TASK STATEMENT >> Each line containing the word "that" should be found and copied.
---------- RECORDS FOR THE TASK ----------
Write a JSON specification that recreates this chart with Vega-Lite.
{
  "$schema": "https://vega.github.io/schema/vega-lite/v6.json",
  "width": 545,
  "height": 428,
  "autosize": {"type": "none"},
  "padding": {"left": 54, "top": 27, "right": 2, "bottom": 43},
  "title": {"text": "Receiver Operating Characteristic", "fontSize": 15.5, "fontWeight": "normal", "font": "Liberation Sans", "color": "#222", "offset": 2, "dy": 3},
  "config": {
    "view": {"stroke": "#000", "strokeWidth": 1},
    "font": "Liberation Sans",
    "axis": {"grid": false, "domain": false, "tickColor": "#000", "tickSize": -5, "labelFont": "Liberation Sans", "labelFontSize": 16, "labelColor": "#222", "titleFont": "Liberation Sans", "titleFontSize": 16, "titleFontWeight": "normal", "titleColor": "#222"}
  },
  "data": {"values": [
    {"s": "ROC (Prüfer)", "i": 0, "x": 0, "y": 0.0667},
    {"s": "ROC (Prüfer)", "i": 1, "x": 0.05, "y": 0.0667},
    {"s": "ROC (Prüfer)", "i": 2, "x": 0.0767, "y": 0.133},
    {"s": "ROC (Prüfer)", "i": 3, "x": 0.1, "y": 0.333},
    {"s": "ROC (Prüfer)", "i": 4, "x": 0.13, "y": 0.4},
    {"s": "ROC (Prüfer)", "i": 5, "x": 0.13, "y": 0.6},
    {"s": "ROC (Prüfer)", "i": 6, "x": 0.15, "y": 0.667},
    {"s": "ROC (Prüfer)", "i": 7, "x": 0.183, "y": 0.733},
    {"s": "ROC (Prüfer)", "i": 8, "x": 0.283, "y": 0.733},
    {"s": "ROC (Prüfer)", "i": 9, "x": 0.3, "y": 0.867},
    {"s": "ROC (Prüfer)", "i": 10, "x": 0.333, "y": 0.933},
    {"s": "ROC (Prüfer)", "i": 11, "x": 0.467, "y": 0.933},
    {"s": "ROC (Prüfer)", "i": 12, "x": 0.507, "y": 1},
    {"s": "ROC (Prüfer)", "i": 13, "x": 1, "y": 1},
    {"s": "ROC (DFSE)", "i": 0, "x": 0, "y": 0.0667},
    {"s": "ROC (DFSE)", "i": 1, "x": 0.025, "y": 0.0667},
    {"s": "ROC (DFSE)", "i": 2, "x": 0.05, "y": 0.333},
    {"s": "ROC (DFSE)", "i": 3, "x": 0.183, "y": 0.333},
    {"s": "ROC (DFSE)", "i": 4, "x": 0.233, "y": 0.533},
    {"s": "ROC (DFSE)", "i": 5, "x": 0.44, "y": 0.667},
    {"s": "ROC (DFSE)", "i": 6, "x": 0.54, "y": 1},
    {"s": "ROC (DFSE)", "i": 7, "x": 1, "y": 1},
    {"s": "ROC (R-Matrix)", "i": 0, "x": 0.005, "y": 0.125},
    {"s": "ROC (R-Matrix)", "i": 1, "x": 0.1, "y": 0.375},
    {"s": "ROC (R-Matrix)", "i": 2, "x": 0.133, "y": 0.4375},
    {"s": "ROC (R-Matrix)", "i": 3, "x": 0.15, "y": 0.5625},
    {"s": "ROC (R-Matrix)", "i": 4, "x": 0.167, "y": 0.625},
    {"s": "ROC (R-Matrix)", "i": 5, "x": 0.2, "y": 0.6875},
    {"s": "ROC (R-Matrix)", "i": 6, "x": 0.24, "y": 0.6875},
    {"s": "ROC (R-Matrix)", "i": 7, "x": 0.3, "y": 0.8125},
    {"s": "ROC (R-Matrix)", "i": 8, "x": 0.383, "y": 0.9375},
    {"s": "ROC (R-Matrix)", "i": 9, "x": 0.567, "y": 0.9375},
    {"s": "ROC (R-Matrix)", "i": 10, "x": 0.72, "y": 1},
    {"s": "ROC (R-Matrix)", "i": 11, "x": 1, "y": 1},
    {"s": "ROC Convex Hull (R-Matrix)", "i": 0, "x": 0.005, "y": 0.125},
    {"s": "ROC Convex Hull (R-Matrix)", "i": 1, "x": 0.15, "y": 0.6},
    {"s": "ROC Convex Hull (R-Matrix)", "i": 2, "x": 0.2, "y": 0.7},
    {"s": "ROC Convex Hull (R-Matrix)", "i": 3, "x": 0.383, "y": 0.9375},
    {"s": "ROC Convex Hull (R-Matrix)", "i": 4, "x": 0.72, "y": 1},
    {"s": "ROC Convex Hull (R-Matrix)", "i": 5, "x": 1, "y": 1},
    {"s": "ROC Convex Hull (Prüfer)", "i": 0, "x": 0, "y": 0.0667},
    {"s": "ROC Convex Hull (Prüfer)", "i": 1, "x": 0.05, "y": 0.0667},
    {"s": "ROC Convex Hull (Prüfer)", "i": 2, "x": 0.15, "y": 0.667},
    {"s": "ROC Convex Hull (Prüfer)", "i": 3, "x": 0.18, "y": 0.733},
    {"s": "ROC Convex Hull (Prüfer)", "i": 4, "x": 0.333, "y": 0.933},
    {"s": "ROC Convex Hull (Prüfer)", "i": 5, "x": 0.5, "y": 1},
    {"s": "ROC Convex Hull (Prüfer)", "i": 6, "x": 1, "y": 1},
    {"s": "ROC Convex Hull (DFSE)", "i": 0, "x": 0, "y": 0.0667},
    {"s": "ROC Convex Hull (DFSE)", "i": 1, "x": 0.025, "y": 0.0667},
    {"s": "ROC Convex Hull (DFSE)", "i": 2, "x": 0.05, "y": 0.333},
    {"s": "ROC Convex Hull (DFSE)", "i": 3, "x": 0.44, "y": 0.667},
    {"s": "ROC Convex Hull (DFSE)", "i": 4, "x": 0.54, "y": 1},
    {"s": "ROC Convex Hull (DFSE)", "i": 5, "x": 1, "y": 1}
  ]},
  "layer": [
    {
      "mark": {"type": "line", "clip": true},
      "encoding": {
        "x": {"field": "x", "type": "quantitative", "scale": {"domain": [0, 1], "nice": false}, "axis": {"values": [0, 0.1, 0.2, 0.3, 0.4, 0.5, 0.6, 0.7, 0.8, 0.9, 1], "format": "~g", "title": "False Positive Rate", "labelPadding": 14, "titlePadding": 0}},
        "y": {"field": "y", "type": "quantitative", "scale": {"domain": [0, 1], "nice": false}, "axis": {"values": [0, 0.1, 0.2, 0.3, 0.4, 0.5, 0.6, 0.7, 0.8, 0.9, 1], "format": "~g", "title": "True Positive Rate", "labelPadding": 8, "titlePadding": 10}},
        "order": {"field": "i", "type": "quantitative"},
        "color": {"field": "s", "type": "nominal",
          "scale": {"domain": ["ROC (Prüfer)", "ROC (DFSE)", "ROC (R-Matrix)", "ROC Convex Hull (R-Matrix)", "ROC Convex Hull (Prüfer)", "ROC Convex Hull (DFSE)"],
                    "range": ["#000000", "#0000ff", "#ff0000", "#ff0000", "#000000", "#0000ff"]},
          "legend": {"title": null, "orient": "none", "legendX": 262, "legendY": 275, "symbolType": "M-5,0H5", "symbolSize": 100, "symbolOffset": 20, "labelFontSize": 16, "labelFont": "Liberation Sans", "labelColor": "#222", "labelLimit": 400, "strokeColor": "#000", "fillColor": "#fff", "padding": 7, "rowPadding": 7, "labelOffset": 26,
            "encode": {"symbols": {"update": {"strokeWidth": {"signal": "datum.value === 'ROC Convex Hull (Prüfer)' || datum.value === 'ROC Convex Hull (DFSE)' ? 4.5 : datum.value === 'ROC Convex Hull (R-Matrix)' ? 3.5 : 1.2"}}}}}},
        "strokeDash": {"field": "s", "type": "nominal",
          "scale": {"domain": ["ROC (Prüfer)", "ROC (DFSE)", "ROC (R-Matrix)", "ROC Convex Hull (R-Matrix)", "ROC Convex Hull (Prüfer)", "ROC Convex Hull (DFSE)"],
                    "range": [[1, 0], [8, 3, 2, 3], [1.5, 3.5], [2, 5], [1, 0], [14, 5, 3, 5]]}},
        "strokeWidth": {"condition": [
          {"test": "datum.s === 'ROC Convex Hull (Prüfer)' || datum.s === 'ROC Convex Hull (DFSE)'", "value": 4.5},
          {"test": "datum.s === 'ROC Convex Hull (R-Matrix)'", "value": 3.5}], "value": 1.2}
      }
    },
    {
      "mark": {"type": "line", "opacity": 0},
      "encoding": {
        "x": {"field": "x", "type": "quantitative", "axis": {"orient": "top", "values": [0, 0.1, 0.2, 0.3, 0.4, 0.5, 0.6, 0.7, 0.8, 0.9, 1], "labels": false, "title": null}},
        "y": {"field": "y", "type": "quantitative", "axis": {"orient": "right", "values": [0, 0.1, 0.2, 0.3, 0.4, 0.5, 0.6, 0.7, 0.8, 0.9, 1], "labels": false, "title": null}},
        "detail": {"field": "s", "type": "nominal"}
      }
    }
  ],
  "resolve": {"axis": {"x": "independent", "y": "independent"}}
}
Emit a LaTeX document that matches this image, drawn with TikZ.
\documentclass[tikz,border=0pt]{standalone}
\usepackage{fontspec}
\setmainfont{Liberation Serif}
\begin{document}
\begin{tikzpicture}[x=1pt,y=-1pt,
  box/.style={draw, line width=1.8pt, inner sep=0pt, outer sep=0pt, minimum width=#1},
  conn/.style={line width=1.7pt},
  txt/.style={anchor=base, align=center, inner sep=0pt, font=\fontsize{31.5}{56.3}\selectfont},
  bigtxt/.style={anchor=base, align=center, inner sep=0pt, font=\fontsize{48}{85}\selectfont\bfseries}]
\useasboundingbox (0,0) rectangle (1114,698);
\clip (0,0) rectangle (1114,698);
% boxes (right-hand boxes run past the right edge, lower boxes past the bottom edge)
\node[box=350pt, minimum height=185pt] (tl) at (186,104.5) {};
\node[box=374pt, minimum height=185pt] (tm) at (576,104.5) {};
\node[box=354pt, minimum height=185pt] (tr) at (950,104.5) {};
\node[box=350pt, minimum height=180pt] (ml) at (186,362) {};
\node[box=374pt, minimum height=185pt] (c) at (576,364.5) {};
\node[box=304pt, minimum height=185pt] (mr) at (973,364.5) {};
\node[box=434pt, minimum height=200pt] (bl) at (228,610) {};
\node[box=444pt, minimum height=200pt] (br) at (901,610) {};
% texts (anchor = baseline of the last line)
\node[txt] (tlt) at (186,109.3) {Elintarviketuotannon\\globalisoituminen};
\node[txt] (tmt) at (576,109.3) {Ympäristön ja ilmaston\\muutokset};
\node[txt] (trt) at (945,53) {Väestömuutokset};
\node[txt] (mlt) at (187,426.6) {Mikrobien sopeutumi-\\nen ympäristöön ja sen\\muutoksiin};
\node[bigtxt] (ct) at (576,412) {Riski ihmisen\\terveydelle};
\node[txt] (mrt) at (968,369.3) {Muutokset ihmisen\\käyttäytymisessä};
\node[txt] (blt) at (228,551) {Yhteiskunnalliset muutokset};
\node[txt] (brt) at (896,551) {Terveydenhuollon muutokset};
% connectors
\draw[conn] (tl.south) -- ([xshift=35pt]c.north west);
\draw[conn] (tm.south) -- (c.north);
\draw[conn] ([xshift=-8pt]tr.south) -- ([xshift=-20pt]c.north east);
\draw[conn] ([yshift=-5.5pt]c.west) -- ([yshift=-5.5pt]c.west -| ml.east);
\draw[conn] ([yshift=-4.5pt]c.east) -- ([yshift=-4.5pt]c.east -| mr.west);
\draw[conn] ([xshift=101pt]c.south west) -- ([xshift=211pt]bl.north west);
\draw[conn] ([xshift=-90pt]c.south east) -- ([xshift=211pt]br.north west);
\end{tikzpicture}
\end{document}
----------
FINISHED TASK >>
Write a JSON specification that recreates this chart with Vega-Lite.
Emit a LaTeX document that matches this image, drawn with TikZ.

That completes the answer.